Abs Pre - Datahub — ContextQMD

Overview

The abs module ingests metadata from Abs into DataHub. It is intended for production ingestion workflows and module-specific capabilities are documented below.

This connector supports both local files and those stored on Azure Blob Storage (which must be identified using the prefix http(s)://<account>.blob.core.windows.net/ or azure://).

Supported file types

Supported file types are as follows:

CSV (*.csv)
TSV (*.tsv)
JSONL (*.jsonl)
JSON (*.json)
Parquet (*.parquet)
Apache Avro (*.avro)

Schemas for Parquet and Avro files are extracted as provided.
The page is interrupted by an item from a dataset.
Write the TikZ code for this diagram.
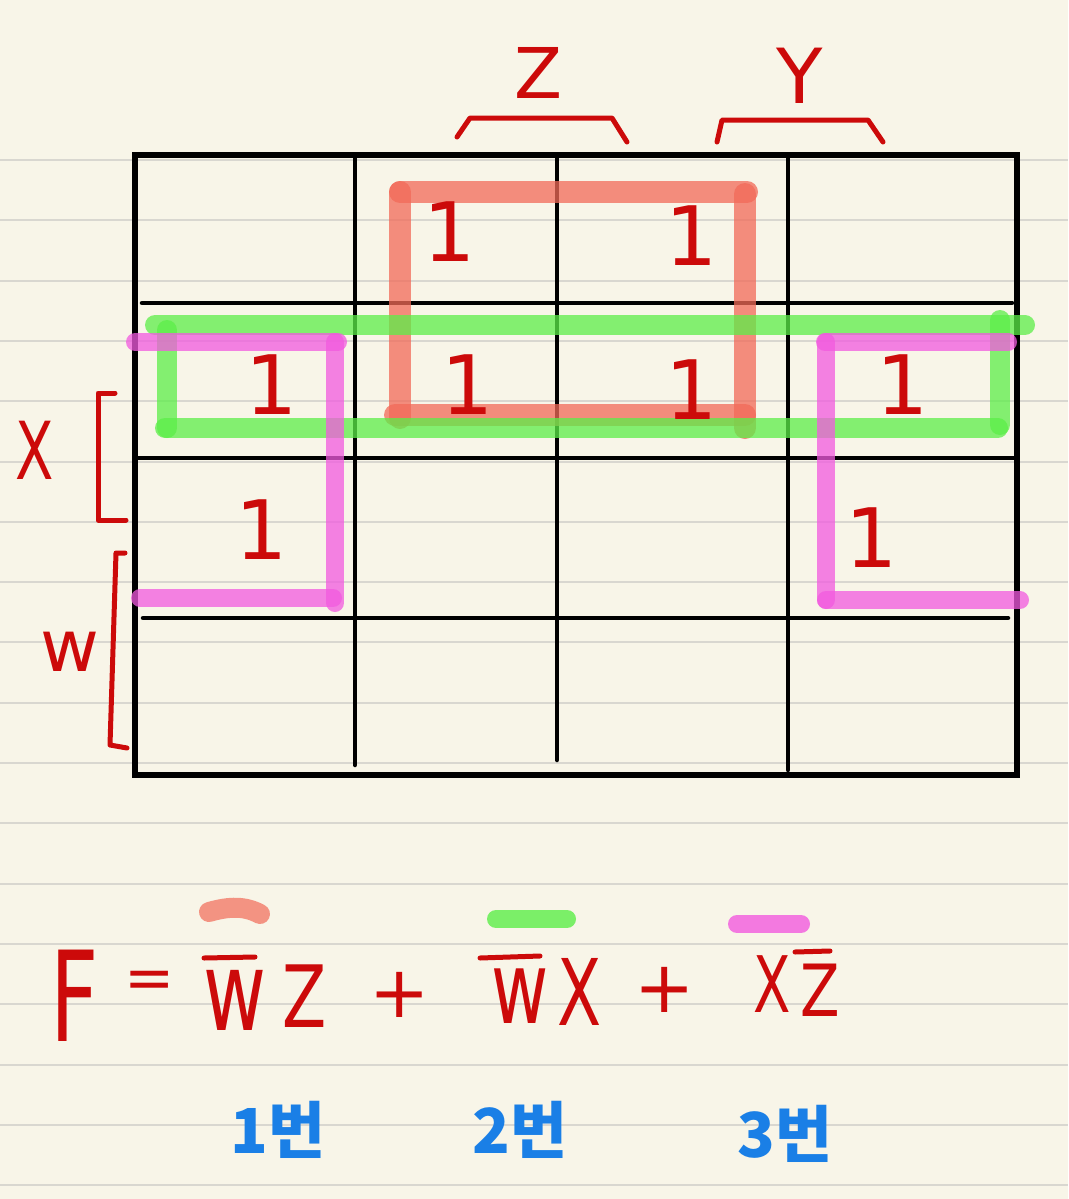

Schemas for schemaless formats (CSV, TSV, JSONL, JSON) are inferred. For CSV, TSV and JSONL files, we consider the first 100 rows by default, which can be controlled via the max_rows recipe parameter (see below) JSON file schemas are inferred on the basis of the entire file (given the difficulty in extracting only the first few objects of the file), which may impact performance. We are working on using iterator-based JSON parsers to avoid reading in the entire JSON object.

Profiling is not available in the current release.

Prerequisites

Before running ingestion, ensure network connectivity to the source, valid authentication credentials, and read permissions for metadata APIs required by this module.